At the beginning of the story, first published in The Boston Review last year, the narrator explains why the children are heading for Budapest: “There are guavas to steal in Budapest, and right now I’d die for guavas, or anything for that matter.” “There they encounter this lady from London who is more interested in taking their picture, which I guess happens when Westerners go to Africa, but she fails to realise that they are hungry,” Ms Bulawayo told the BBC’s Network Africa.

Ms Bulawayo says she identifies with the characters – Darling, Bastard, Chipo, Godknows, Stina and Sbho – and in the story she is “marrying the personal with the imaginary”. “Some of these incidents in Hitting Budapest are taken from my own life – the stealing of guavas to begin with, growing up less privileged and having these dreams.”

“The language of Hitting Budapest crackles,” said judge chair Hisham Matar, who announced the winner at a prize-giving ceremony in the UK city of Oxford on Monday evening. “This is a story with moral power and weight, it has the artistry to refrain from moral commentary. NoViolet Bulawayo is a writer who takes delight in language.”
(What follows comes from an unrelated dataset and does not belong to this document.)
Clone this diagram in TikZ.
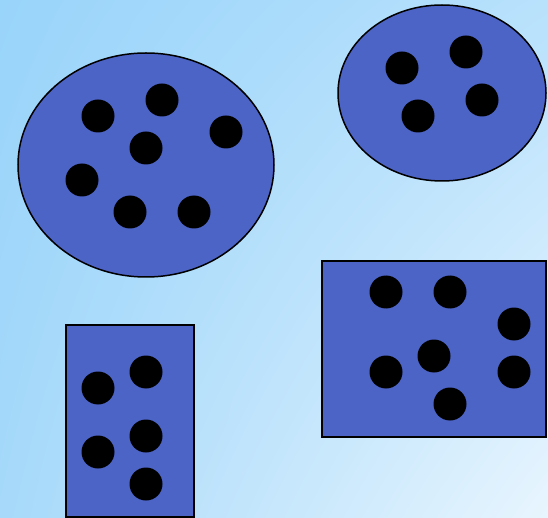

Born and raised in Zimbabwe, Bulawayo has just completed her MFA at Cornell University in America, where she now teaches. “The story came from this need to engage with the world,” she said this morning. “I’m interested in what happens when two different worlds meet in a problematic way, I’m interested in honesty and in violence. These are real issues and real things.”

Although her character Darling longs to live in America, and Bulawayo has lived in the US since 1999, the country “does not feel like home”, the author said. “I miss home. I want to go and write from home. It’s a place which inspires me. I don’t feel inspired by America at all,” she said.

In the past, the prize has been won by such African writers as Wole Soyinka, Nadine Gordimer, Brian Chikwava, Leila Aboulela, Helon Habila and JM Coetzee. Bulawayo has just completed a novel, titled We Need New Names.